Ancak Avrupa Parlamentosu ile yapılacak Ekonomik Diyalog Brüksel'in Avrupa vatandaşlarına karşı hesap verme sorumluluğu gibi daha üst seviyedeki endişeleri giderme konusunda yeterli değildir. Ulusal Parlamentolar ve Avrupa Parlamentosu arasında daha ileri ve daha yakın bir işbirliği gerekmektedir.

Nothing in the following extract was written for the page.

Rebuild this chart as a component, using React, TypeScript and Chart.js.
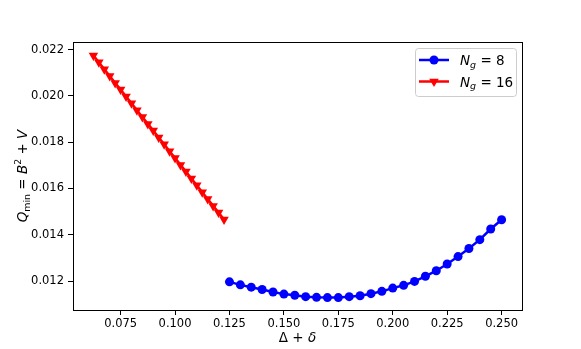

Bu bağlamda, ikili Tüzüğün sunduğu mühim önerilerden birine dikkatinizi çekmek istiyorum. Bu öneri Komisyonun ülke parlamentolarınca ulusal bütçeler konusundaki pozisyonunu açıklamaya davet edilebilmesini öngörmektedir. (Ekonomik politikaların uygulanmadan önce eşgüdüme tabii tutulması gibi) İlerde yapılacak yasal değişiklikler de benzer hükümler ihdas edebilir.

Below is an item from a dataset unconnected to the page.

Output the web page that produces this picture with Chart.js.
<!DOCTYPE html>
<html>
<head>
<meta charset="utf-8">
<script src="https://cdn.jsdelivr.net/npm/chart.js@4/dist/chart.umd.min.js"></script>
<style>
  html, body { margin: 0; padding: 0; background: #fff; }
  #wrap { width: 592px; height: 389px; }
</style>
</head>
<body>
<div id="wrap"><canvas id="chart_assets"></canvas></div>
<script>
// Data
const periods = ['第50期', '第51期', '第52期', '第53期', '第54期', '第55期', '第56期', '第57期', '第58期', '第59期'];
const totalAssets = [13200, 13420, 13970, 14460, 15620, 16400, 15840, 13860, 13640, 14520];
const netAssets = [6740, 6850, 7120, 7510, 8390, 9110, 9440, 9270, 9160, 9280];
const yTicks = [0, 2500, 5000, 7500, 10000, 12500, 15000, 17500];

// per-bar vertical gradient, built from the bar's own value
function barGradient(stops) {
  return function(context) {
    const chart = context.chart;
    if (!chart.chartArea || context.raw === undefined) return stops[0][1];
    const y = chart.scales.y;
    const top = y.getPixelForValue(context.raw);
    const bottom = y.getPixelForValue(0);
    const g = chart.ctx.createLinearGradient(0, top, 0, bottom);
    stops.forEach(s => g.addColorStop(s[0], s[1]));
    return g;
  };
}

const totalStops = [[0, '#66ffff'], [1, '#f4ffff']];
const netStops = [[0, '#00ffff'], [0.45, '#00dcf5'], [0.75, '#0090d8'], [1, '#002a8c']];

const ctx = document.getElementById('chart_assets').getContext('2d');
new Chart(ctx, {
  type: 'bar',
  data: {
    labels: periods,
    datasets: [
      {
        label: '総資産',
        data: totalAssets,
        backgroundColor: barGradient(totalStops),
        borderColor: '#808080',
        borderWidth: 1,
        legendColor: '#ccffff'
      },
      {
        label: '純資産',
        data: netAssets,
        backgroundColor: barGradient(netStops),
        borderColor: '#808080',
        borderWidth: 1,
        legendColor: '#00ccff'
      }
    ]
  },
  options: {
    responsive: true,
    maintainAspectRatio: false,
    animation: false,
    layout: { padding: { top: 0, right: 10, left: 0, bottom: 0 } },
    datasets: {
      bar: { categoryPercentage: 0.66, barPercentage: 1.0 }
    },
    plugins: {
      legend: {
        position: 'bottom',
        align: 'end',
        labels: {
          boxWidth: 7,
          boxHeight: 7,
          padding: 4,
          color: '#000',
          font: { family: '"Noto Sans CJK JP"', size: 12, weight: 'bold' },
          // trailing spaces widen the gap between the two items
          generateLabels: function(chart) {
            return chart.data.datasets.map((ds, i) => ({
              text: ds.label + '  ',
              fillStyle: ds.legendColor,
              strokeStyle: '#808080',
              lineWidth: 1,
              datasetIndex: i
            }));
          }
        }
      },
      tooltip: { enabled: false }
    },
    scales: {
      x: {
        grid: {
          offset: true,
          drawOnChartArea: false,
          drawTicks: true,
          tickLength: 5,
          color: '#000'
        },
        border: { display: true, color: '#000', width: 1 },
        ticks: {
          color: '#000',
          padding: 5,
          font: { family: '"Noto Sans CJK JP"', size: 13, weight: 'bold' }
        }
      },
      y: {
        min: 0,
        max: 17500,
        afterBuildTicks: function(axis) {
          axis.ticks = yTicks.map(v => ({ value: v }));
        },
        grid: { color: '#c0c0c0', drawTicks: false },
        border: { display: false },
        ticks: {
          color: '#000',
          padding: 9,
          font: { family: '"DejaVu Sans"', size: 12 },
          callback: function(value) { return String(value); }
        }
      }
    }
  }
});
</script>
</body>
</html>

Hanımefendiler ve Beyefendiler,
Daha genel birkaç gözlemimi paylaşarak konuşmama son vermek istiyorum.
Avronun geleceği hakkında bir süredir yapılması gereken ciddi tartışmanın başlamış olmasını olumlu karşılıyorum. Bu tartışmaya katılanların çoğu daha derin bir bütünleşmenin bu vizyonun önemli bir öğesi olduğu konusunda mutabık. Ayrıca tarafların çoğu bunun demokratik meşruiyet ve karar alma sürecinde hesap verme yükümlülüğü ile başa baş gitmesi gerektiği konusunda da hemfikir.
Ortak vizyonumuz konusunda ilerleme sağlarken, Avrupalılar kazananlar ve kaybedenler olarak kamplara bölünmeyecektir ve bölünmemelidir. Ya hepimiz kazanırız ya da hep birden kaybederiz. Bazı tarafların diğerlerinin aleyhine olacak şekilde haksız kazançlar elde ettiği algısı oluşursa, politik olarak sürdürülebilir bir sonuç elde edilemeyecektir. Bu tür bir algılamanın kaygı verici bir takım işaretlerini görmeye başladık.
Bu bağlamda, bu farklı görüşleri ve algıları aşmak için ilişkileri güçlendirmemiz gerekmektedir. Bu algıların yerine, güçlü bir demokratik sorumluluk mekanizması ile pekiştirilmiş gerçek ve verimli bir ekonomik ve finansal birlik hedefine yönelik ortak vizyonumuz geçmelidir. Bu, sürdürülebilir büyüme ve istihdam oluşturabilen, sorumluluk ve dayanışma üzerine kurulmuş gerçek bir istikrar birliği kurulması vizyonudur.
ECON'un sayın Üyeleri, bu tartışmaya ve vizyona yapacağınız katkılar, Avrupa'nın ve vatandaşlarının menfaati açısından büyük önem arz edecektir.